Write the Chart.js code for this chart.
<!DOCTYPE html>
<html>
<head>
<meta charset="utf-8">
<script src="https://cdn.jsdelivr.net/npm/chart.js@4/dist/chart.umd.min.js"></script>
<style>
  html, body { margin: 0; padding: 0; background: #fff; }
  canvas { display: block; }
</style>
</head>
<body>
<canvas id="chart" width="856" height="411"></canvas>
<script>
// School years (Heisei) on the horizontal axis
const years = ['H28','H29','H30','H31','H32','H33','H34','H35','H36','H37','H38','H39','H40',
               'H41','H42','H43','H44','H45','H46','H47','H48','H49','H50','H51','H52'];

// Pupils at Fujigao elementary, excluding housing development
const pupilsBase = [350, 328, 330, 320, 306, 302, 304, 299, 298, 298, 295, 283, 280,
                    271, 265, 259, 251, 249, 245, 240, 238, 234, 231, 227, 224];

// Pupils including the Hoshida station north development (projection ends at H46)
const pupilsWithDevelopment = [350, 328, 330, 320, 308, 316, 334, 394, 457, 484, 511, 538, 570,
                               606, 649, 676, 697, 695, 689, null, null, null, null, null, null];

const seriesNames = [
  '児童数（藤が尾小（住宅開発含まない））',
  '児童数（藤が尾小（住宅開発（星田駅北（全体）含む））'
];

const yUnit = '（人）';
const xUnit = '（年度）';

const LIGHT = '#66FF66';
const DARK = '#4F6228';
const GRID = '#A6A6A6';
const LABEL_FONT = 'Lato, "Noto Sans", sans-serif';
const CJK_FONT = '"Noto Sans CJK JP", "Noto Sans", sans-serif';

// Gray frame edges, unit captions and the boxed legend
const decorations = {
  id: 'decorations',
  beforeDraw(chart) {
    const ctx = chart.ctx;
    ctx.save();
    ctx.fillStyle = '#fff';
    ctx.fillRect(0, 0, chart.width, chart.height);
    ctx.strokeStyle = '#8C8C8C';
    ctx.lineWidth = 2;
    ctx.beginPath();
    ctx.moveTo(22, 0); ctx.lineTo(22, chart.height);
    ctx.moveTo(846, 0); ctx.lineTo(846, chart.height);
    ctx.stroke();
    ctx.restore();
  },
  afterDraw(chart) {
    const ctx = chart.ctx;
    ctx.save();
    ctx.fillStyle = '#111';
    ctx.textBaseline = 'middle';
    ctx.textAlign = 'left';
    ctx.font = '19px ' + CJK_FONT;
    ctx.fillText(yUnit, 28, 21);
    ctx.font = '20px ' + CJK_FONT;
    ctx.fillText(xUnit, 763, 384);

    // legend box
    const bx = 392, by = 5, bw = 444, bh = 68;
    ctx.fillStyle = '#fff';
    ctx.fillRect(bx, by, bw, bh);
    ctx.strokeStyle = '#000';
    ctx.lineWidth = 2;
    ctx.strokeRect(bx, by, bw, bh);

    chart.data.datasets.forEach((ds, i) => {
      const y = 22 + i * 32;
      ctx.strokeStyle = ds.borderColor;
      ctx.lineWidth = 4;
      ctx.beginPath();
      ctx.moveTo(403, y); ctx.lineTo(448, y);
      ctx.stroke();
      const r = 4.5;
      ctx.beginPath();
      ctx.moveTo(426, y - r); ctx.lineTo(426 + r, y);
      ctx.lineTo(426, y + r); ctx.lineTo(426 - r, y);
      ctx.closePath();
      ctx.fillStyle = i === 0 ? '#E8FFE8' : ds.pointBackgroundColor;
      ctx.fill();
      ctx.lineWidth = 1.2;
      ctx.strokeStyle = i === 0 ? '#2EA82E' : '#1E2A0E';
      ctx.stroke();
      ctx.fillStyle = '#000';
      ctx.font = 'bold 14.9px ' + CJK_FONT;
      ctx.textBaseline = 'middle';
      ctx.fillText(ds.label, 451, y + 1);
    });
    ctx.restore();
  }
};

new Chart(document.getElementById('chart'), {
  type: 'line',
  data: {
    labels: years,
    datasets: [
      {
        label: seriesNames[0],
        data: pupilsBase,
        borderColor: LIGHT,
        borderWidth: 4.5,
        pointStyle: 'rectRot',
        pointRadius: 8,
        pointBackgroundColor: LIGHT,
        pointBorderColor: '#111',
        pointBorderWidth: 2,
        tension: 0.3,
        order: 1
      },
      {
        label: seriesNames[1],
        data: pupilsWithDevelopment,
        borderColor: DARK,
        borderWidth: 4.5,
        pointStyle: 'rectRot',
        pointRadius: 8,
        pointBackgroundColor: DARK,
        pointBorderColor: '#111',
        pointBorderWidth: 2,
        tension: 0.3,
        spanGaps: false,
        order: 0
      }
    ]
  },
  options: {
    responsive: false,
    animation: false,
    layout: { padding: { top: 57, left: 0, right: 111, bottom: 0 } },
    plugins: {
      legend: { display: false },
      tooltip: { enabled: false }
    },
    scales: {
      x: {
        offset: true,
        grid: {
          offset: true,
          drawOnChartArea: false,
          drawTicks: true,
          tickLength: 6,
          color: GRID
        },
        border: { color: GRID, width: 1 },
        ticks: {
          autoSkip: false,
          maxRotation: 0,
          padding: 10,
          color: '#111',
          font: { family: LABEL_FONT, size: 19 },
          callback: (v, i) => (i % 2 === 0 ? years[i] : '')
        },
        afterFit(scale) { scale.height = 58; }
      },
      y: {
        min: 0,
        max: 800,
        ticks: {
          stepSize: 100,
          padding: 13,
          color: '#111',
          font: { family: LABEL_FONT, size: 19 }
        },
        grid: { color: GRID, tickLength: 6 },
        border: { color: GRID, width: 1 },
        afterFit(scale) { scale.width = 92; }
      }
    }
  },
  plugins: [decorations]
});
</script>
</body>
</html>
--
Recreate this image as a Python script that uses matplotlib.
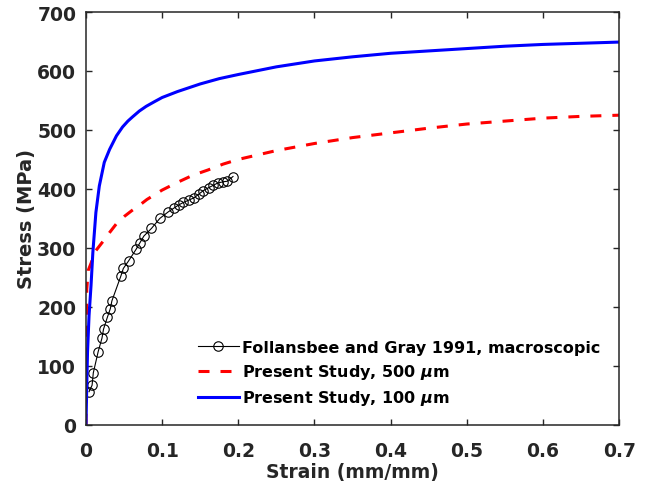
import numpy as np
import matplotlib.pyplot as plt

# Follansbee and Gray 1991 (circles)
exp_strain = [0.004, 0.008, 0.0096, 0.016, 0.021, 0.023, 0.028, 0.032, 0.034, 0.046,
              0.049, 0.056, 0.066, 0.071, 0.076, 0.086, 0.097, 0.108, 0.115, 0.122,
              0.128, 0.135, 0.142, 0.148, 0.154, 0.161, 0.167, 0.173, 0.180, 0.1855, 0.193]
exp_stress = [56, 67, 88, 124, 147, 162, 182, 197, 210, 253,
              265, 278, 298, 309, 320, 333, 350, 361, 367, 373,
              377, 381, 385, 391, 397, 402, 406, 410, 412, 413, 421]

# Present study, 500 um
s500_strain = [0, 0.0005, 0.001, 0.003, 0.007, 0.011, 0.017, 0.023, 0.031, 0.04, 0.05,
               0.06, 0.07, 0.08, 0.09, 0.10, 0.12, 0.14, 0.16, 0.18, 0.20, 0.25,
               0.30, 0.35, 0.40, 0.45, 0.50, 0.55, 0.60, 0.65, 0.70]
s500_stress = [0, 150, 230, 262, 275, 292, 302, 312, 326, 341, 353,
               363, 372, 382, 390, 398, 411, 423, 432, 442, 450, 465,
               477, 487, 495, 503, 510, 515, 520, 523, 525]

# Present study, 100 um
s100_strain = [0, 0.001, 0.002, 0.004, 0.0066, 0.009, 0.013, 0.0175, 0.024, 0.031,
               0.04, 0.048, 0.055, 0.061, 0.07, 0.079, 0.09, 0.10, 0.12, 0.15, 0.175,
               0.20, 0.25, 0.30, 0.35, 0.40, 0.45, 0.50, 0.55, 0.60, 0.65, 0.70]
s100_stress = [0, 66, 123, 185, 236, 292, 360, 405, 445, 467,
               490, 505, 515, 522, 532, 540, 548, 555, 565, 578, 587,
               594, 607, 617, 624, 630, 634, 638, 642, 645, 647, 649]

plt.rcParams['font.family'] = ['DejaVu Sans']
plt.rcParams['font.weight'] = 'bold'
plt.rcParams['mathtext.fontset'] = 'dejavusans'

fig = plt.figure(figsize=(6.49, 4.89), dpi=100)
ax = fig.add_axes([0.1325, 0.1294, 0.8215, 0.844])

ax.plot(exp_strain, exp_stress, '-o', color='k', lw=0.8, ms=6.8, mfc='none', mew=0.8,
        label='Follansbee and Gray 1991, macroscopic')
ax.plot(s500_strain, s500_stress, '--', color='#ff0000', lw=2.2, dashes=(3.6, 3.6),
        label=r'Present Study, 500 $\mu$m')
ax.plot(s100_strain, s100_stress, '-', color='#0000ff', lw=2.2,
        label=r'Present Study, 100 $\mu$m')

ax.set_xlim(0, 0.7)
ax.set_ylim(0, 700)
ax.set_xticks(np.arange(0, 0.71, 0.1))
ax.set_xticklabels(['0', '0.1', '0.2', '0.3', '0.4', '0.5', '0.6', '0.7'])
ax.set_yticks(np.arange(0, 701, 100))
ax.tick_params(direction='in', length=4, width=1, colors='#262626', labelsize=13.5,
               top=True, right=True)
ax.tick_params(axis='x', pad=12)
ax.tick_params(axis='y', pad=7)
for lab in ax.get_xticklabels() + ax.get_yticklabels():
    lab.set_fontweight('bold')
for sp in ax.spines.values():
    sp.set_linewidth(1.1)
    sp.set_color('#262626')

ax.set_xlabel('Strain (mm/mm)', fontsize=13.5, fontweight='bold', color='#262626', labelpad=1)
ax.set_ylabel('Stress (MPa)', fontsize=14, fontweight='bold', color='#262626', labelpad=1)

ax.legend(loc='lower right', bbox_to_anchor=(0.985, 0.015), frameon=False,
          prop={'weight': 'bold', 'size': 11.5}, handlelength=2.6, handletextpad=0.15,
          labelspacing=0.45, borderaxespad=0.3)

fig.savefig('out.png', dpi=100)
* * *
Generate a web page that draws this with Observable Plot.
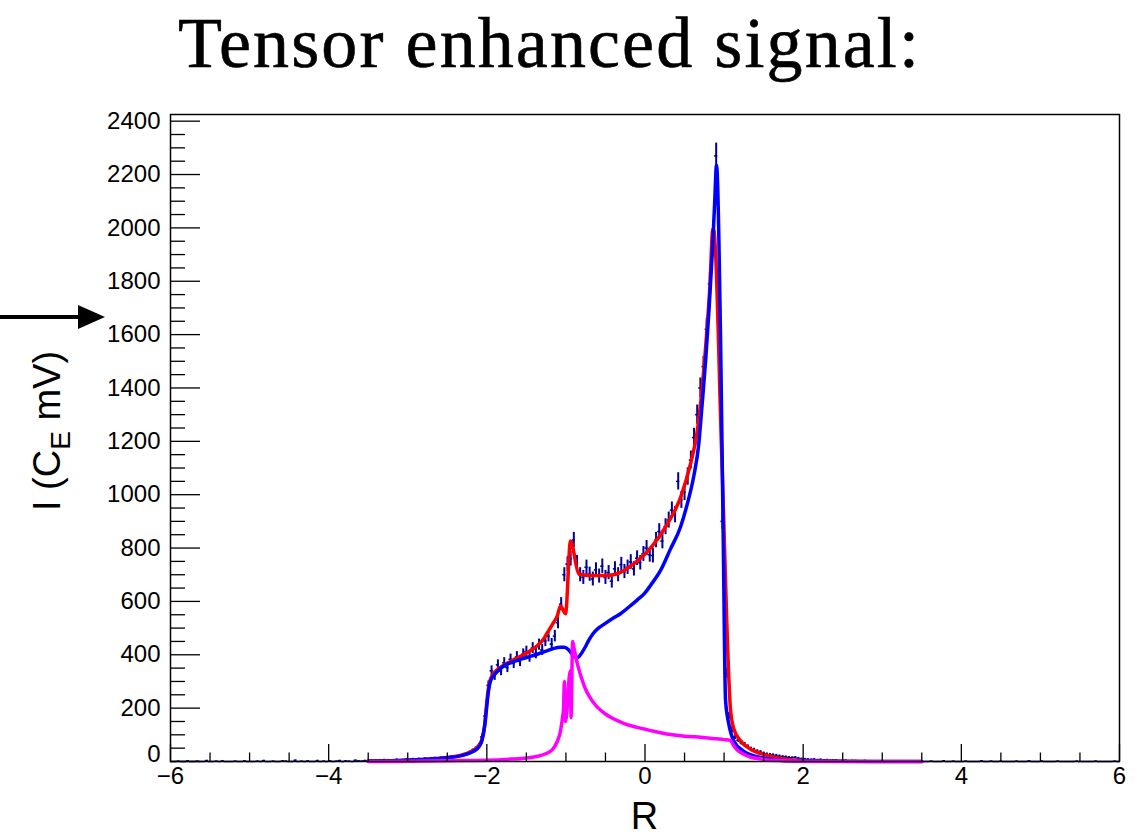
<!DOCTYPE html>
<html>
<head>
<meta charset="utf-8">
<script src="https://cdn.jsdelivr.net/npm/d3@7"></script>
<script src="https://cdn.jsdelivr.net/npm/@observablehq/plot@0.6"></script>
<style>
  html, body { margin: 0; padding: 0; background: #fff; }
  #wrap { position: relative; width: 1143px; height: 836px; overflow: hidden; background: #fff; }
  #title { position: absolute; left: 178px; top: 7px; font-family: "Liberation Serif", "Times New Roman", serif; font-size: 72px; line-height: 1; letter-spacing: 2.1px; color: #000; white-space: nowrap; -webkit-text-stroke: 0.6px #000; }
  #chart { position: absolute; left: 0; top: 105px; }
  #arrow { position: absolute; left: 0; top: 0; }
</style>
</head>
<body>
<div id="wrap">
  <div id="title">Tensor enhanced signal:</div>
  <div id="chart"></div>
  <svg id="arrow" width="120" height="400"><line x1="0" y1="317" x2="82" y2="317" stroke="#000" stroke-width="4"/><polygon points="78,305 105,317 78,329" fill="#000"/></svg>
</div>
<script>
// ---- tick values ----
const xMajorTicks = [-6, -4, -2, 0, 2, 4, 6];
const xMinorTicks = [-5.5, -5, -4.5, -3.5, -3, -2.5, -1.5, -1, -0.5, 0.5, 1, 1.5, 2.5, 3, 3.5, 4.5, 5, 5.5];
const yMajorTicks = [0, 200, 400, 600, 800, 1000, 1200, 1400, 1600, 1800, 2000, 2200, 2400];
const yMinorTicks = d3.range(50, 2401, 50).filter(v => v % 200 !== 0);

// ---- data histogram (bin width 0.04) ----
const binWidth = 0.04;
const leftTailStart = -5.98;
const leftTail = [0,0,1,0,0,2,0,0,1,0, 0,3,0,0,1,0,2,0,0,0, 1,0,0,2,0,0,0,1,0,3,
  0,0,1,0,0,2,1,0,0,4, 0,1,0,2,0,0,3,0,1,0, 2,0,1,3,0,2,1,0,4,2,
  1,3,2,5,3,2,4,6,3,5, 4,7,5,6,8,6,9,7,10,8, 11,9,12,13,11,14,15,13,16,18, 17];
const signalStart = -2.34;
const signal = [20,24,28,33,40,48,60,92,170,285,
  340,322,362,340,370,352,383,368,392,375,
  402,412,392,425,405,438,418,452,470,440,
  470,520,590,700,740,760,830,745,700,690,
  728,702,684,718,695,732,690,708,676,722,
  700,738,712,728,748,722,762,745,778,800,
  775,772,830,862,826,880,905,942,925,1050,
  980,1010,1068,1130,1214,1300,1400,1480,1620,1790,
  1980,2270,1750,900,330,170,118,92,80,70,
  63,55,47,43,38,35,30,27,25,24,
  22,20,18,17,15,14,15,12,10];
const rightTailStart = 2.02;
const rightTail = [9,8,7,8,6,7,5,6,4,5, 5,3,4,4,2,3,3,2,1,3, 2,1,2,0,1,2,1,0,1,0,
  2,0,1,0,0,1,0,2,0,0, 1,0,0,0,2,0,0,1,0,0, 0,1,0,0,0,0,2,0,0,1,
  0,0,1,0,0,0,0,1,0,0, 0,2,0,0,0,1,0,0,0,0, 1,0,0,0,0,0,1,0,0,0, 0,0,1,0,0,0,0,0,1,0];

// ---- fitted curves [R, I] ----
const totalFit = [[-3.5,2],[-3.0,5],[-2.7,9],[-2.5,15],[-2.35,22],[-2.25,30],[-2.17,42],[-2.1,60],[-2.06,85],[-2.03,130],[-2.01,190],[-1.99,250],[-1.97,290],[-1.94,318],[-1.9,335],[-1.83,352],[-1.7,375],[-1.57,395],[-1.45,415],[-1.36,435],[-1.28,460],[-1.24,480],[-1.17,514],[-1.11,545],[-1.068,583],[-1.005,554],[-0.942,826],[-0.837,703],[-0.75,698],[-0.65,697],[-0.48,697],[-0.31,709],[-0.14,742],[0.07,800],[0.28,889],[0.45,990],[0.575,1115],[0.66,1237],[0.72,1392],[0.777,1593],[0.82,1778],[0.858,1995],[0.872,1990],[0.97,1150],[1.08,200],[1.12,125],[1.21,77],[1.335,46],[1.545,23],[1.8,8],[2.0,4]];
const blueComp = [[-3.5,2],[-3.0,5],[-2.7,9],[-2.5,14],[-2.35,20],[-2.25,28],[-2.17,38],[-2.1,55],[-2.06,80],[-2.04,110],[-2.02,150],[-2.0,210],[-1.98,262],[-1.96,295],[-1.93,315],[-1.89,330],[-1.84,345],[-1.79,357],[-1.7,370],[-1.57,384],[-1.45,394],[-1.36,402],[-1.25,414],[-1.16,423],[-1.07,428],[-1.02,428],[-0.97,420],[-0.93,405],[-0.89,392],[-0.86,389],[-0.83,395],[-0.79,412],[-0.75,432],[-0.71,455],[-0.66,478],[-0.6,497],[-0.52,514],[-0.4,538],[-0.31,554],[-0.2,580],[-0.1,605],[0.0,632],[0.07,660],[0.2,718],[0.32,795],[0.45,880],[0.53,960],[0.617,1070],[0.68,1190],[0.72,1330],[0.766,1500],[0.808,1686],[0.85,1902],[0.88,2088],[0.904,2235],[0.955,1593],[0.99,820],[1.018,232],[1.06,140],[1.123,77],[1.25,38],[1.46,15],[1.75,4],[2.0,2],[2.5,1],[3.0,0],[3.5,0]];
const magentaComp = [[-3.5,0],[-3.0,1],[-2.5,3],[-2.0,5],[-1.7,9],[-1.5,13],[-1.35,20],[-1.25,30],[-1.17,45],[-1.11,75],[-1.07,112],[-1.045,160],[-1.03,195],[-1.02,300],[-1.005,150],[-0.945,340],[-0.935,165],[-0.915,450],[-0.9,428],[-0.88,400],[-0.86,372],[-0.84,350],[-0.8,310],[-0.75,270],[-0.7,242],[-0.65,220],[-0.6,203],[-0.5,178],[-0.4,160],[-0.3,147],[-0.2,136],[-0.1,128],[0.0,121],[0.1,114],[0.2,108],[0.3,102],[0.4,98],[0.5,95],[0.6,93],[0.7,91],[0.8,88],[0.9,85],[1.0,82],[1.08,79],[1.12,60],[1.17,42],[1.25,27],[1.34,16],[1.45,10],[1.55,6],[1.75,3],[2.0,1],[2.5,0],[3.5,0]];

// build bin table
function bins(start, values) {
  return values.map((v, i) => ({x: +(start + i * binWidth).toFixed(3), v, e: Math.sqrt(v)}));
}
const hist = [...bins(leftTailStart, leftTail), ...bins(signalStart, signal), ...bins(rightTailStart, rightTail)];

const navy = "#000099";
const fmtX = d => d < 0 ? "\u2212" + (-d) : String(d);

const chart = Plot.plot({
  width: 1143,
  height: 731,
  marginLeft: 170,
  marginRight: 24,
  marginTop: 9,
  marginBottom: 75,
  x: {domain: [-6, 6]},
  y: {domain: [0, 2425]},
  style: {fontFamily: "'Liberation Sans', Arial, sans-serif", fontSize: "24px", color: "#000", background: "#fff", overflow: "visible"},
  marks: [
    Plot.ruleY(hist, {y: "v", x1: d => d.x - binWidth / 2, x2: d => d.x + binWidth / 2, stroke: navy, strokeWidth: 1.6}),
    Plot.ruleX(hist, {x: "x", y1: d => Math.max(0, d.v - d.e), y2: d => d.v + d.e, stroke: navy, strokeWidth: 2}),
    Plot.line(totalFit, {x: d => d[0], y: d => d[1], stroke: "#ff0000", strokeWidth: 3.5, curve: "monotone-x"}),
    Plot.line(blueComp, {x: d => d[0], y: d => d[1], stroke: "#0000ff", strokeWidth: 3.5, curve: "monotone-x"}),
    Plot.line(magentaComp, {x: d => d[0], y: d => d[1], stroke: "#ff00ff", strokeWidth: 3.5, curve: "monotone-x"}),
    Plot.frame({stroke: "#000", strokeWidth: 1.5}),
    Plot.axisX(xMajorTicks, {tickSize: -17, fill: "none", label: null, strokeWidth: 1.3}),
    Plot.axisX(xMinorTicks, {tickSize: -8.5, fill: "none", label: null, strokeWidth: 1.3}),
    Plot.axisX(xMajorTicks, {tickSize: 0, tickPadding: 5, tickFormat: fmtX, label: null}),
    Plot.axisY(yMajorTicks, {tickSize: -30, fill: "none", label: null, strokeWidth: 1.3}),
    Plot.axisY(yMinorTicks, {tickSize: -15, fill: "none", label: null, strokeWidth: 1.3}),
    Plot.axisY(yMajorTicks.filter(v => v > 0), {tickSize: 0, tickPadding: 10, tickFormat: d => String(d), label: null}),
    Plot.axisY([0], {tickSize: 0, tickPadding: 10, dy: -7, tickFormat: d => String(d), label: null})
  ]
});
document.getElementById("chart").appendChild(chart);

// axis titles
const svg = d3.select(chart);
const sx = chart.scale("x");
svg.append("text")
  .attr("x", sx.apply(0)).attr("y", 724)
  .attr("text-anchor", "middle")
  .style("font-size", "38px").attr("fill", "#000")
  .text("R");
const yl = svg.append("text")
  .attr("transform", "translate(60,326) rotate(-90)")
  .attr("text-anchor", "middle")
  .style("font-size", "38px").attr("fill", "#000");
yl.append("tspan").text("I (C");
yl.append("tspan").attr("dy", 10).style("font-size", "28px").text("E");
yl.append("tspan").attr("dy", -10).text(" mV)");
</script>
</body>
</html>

> **Task to carry out**:
Repeat only the lines running from "Recreate this image" to "377, 381, 385, 391, 397, 402, 406, 410, 412, 413, 421]", ends included, and leave the pictures out.

> **Output for this exercise**:
Recreate this image as a Python script that uses matplotlib.
import numpy as np
import matplotlib.pyplot as plt

# Follansbee and Gray 1991 (circles)
exp_strain = [0.004, 0.008, 0.0096, 0.016, 0.021, 0.023, 0.028, 0.032, 0.034, 0.046,
              0.049, 0.056, 0.066, 0.071, 0.076, 0.086, 0.097, 0.108, 0.115, 0.122,
              0.128, 0.135, 0.142, 0.148, 0.154, 0.161, 0.167, 0.173, 0.180, 0.1855, 0.193]
exp_stress = [56, 67, 88, 124, 147, 162, 182, 197, 210, 253,
              265, 278, 298, 309, 320, 333, 350, 361, 367, 373,
              377, 381, 385, 391, 397, 402, 406, 410, 412, 413, 421]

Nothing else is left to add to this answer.